Metabolic engineering of Corynebacterium glutamicum for enhanced 5-aminolevulinic acid production via precise porphobilinogen synthase activity modulation

5-Aminolevulinic acid (5-ALA) is a valuable precursor for pharmaceuticals and agriculture, but its microbial production is limited by tight coupling to essential heme biosynthesis. Here, we introduce a systematic, activity-graded tuning strategy for porphobilinogen synthase (PBGS, encoded by hemB) to decouple 5-ALA synthesis from heme metabolism in Corynebacterium glutamicum. Guided by structural and functional analyses, PBGS variants with progressively reduced activities were constructed to investigate the quantitative relationship between enzyme activity, cell growth, and 5-ALA accumulation.

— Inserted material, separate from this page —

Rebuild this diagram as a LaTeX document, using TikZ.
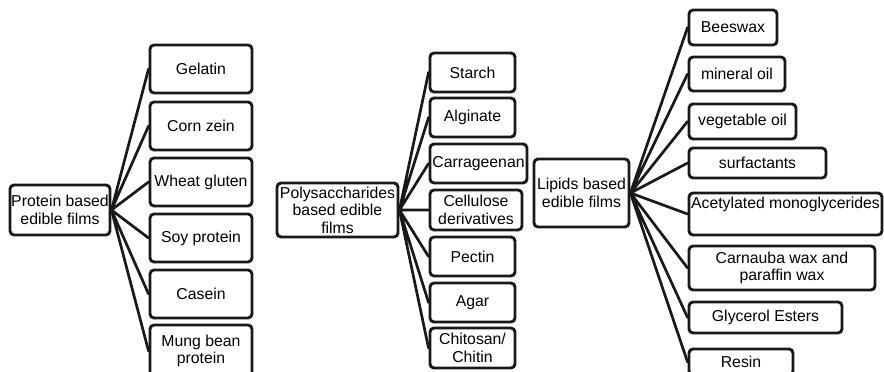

Controlled attenuation of PBGS activity maintained essential metabolism while markedly enhancing 5-ALA accumulation and minimizing porphyrin by-products. The engineered strain FA3 [hemB(D128E), hemA overexpression] achieved an optimal balance of growth and productivity. Metabolomic profiling confirmed that PBGS downregulation primarily suppressed porphyrin biosynthesis with minimal impact on central carbon metabolism. Subsequent metabolic and process optimizations, including gdhA and aceA deletion, dynamic rhtA expression, and cultivation control, further boosted production to 14.44 g/L 5-ALA in shake-flask culture, representing the highest shake-flask titer reported to our knowledge for C. glutamicum under similar conditions. This work provides the first systematic dissection of PBGS activity-dependent metabolic regulation and demonstrates that graded control of an essential enzyme enables rational metabolic decoupling, offering a broadly applicable framework for robust, high-yield microbial production of valuable compounds.IMPORTANCE5-Aminolevulinic acid (5-ALA) is an important precursor with pharmaceutical and agricultural applications, but microbial production is often constrained by its tight linkage to essential heme metabolism. Here, we systematically tuned porphobilinogen synthase activity to decouple 5-ALA accumulation from excessive porphyrin flux while maintaining cell growth. This strategy not only enabled the highest reported 5-ALA titer in Corynebacterium glutamicum but also highlights a broadly applicable framework for rationally engineering essential metabolic enzymes to achieve robust, high-yield microbial production of valuable compounds.